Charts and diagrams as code
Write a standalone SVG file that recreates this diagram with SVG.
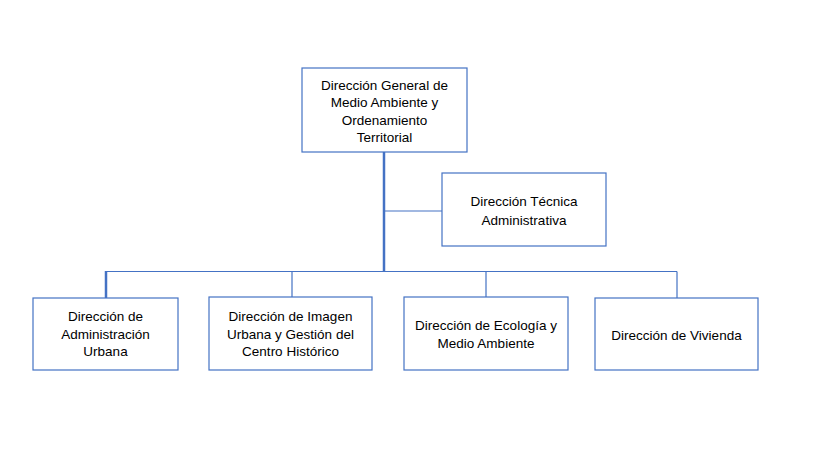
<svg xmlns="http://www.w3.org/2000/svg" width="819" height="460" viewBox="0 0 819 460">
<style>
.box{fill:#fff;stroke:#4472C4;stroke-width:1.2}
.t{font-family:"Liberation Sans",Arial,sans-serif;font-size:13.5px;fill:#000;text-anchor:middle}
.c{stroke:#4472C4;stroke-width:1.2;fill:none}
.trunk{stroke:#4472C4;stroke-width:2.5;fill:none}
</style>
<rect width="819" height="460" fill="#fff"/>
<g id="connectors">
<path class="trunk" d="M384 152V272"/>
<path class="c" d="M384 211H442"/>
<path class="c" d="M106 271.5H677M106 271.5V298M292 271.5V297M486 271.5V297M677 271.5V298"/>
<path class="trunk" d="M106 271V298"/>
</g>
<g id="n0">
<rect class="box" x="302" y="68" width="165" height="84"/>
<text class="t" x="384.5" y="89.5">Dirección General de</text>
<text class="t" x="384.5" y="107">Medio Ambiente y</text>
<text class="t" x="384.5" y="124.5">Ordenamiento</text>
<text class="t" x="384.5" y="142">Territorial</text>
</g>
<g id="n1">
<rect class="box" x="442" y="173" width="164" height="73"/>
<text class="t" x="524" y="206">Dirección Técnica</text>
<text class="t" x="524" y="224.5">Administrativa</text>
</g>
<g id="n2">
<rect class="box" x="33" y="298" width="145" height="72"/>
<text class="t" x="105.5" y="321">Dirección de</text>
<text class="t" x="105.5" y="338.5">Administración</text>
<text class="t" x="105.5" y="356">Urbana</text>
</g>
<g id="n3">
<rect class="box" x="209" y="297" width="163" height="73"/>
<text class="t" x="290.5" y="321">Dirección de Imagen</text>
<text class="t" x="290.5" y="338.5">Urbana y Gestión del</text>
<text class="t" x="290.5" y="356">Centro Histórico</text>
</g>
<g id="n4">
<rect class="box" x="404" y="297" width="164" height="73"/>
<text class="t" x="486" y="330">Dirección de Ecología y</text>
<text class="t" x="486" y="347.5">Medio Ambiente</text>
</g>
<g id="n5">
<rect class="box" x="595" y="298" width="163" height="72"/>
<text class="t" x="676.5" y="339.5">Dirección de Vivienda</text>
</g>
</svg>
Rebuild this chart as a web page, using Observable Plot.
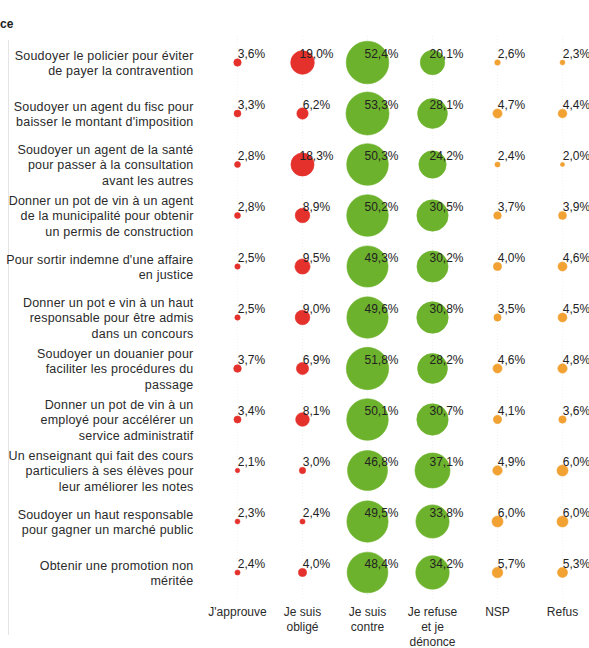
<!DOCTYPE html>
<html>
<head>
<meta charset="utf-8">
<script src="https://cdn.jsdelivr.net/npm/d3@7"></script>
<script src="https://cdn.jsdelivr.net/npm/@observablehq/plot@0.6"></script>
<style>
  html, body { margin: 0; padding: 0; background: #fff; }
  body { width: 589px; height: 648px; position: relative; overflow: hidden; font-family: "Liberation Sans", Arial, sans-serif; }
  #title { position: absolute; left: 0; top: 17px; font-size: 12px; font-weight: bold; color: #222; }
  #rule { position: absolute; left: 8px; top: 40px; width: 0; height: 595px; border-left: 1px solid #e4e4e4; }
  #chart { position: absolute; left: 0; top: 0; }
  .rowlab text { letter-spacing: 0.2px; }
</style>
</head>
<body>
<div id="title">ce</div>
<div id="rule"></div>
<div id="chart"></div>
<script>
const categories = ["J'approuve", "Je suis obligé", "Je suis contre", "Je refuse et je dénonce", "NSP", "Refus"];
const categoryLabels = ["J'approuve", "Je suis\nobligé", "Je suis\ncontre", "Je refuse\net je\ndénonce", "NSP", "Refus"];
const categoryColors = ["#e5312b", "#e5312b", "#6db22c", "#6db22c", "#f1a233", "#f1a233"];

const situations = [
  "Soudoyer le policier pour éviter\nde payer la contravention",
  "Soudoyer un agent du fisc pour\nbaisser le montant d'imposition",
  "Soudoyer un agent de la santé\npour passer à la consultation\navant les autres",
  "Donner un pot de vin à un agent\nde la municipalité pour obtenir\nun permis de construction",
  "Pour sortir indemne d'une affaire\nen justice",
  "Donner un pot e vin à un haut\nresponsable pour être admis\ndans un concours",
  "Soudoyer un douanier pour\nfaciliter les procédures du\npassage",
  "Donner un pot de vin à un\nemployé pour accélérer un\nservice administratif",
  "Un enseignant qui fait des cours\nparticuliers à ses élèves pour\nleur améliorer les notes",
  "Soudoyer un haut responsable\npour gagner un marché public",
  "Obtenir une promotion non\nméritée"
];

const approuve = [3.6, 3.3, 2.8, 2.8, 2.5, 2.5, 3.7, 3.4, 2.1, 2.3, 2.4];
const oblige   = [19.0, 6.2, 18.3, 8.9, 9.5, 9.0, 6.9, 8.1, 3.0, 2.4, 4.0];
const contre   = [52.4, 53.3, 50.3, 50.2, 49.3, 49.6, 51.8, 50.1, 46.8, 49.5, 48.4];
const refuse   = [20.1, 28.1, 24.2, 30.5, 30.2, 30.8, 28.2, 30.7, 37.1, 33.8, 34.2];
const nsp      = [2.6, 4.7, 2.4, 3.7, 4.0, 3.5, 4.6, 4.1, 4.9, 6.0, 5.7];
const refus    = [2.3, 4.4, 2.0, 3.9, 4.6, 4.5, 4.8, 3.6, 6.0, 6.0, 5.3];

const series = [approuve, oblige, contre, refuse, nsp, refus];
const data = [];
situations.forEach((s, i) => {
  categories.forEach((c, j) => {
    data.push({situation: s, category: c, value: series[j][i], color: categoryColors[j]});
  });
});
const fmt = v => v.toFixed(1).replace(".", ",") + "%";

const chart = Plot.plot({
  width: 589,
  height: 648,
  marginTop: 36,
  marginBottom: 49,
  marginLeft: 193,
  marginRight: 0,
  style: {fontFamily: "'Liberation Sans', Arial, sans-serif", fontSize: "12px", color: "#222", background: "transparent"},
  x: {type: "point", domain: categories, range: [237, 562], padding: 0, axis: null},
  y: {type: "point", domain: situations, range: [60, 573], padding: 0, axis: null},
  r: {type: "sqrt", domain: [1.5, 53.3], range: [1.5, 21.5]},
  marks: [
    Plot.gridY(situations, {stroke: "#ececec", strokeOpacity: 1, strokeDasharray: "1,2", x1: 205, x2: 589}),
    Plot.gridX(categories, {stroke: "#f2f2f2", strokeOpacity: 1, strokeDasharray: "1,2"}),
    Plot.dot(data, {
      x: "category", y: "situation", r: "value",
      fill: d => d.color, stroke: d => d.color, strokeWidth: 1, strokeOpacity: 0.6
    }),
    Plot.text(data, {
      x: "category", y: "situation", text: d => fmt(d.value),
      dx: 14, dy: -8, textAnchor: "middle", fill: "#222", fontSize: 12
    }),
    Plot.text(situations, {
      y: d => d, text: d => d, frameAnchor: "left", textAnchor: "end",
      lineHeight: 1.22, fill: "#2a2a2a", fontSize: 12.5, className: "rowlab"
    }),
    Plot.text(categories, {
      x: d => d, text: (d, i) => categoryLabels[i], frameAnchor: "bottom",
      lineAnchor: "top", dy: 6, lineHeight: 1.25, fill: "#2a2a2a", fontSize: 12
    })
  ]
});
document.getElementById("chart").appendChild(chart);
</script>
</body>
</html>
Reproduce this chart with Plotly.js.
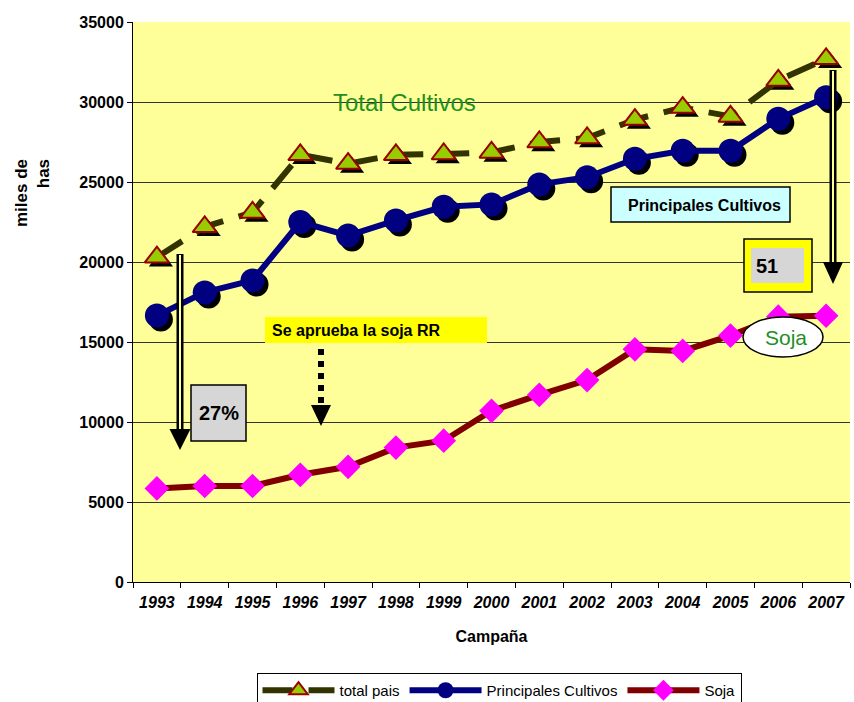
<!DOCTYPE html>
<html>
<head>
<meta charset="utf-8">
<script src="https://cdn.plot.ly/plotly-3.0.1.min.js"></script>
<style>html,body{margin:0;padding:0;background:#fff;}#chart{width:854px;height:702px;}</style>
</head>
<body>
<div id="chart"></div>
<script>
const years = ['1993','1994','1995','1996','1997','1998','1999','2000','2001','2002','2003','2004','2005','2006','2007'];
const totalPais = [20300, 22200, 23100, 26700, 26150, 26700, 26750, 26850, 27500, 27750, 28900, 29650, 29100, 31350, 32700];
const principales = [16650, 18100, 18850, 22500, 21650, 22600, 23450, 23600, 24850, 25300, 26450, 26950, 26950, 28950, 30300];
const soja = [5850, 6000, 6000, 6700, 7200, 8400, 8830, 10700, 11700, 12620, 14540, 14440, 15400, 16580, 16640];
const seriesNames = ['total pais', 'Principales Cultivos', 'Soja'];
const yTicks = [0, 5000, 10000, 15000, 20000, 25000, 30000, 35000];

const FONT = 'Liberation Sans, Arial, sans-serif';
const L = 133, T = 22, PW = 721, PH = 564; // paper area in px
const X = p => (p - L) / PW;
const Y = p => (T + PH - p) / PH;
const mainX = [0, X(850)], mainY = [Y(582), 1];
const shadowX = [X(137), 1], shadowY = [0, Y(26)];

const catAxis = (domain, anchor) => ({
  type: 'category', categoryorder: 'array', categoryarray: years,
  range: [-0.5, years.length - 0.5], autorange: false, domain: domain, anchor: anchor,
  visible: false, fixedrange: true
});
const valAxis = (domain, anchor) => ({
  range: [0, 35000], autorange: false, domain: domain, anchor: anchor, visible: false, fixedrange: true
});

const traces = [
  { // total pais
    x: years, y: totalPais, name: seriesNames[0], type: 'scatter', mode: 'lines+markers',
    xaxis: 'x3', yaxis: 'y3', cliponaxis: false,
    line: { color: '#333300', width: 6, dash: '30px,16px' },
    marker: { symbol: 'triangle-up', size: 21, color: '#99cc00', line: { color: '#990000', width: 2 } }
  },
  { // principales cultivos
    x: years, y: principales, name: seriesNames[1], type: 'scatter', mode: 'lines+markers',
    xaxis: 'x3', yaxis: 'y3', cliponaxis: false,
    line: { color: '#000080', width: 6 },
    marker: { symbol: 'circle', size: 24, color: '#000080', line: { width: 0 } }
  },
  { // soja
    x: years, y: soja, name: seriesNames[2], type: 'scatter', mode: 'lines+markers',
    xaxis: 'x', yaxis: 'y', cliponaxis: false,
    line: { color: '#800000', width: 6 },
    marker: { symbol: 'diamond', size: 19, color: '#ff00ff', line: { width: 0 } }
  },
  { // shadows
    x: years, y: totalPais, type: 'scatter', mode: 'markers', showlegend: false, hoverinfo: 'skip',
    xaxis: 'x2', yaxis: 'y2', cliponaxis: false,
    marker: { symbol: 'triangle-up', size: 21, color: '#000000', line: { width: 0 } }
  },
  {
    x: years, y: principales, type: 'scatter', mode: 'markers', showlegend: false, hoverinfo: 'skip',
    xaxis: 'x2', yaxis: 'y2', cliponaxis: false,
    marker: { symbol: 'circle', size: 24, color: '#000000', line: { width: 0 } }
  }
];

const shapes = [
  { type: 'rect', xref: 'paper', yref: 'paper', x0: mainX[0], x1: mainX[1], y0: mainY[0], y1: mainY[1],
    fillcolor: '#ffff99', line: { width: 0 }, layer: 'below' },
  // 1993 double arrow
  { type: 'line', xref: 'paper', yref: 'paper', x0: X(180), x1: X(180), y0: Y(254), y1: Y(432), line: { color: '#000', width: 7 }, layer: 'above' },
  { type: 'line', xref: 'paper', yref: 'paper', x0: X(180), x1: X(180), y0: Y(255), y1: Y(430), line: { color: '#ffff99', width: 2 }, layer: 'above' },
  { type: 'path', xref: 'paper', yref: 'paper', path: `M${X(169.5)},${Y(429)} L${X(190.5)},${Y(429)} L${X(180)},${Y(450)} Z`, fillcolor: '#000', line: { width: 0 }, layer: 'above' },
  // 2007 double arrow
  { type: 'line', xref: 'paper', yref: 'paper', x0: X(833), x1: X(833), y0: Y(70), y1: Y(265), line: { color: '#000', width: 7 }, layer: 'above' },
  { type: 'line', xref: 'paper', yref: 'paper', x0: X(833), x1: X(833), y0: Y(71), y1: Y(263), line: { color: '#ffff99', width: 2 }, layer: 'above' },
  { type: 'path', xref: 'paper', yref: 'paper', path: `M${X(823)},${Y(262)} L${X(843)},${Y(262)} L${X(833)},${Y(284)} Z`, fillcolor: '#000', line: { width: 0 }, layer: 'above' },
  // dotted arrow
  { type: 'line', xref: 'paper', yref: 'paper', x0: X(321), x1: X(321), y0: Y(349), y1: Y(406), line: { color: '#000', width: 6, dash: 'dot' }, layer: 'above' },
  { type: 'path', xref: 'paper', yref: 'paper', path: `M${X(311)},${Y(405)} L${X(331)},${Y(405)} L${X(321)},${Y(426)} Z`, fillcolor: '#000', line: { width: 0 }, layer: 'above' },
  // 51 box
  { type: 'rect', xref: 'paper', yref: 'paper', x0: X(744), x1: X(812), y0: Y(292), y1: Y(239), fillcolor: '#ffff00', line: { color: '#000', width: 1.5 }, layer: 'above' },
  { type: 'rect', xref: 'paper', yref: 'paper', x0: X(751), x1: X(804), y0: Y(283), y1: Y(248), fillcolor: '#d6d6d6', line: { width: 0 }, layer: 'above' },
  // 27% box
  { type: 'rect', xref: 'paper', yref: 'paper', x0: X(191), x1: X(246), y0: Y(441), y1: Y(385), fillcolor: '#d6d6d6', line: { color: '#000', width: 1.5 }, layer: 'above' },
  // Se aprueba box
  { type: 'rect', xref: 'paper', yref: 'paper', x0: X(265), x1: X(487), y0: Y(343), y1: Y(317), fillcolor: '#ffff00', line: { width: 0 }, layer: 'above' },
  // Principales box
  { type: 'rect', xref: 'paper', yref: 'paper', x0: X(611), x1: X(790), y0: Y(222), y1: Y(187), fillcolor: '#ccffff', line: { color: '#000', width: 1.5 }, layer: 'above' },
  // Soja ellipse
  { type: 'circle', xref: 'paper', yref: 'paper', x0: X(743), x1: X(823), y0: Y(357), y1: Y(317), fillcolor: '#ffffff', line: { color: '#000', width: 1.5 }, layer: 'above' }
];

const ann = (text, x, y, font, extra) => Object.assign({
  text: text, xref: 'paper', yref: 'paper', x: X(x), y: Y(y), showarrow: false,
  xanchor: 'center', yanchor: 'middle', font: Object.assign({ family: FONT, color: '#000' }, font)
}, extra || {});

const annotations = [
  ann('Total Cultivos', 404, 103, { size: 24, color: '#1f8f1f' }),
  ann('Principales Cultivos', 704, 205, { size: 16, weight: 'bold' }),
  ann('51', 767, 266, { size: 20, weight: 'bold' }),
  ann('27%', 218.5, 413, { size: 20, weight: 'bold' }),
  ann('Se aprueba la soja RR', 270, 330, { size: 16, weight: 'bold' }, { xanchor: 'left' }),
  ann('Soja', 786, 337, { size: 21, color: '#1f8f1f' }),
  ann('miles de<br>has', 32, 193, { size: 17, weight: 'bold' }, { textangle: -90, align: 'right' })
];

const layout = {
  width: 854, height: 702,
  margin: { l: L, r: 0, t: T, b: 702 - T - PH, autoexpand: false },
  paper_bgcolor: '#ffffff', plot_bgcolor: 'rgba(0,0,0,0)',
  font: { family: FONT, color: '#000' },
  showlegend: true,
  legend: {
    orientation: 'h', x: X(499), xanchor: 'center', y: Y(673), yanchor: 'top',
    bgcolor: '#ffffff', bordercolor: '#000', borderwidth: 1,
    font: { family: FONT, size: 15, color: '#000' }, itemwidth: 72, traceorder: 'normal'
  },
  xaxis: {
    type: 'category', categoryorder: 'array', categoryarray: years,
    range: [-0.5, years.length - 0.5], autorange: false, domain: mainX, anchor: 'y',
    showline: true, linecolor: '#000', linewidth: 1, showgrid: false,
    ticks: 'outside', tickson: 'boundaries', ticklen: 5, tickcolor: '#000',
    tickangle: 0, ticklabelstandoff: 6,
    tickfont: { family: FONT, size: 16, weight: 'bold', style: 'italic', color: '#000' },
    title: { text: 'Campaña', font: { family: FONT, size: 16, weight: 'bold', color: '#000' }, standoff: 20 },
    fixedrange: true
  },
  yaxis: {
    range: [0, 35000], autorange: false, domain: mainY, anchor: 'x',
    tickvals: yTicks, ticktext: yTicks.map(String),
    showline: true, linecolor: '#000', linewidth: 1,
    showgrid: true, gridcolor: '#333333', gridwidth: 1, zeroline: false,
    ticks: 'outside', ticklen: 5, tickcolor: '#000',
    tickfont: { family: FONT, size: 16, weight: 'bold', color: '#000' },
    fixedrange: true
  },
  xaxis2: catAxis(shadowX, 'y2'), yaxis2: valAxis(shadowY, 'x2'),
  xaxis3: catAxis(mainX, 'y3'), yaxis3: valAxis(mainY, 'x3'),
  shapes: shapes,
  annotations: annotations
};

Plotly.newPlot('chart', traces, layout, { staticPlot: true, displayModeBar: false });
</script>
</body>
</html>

*Work to do*: Above are some entries; copy exactly the lines from the line with "Reproduce this chart with Plotly.js." through the line with "25000, 30000, 35000];", both included, but none of the pictures.

*Solution for this task*:
Reproduce this chart with Plotly.js.
<!DOCTYPE html>
<html>
<head>
<meta charset="utf-8">
<script src="https://cdn.plot.ly/plotly-3.0.1.min.js"></script>
<style>html,body{margin:0;padding:0;background:#fff;}#chart{width:854px;height:702px;}</style>
</head>
<body>
<div id="chart"></div>
<script>
const years = ['1993','1994','1995','1996','1997','1998','1999','2000','2001','2002','2003','2004','2005','2006','2007'];
const totalPais = [20300, 22200, 23100, 26700, 26150, 26700, 26750, 26850, 27500, 27750, 28900, 29650, 29100, 31350, 32700];
const principales = [16650, 18100, 18850, 22500, 21650, 22600, 23450, 23600, 24850, 25300, 26450, 26950, 26950, 28950, 30300];
const soja = [5850, 6000, 6000, 6700, 7200, 8400, 8830, 10700, 11700, 12620, 14540, 14440, 15400, 16580, 16640];
const seriesNames = ['total pais', 'Principales Cultivos', 'Soja'];
const yTicks = [0, 5000, 10000, 15000, 20000, 25000, 30000, 35000];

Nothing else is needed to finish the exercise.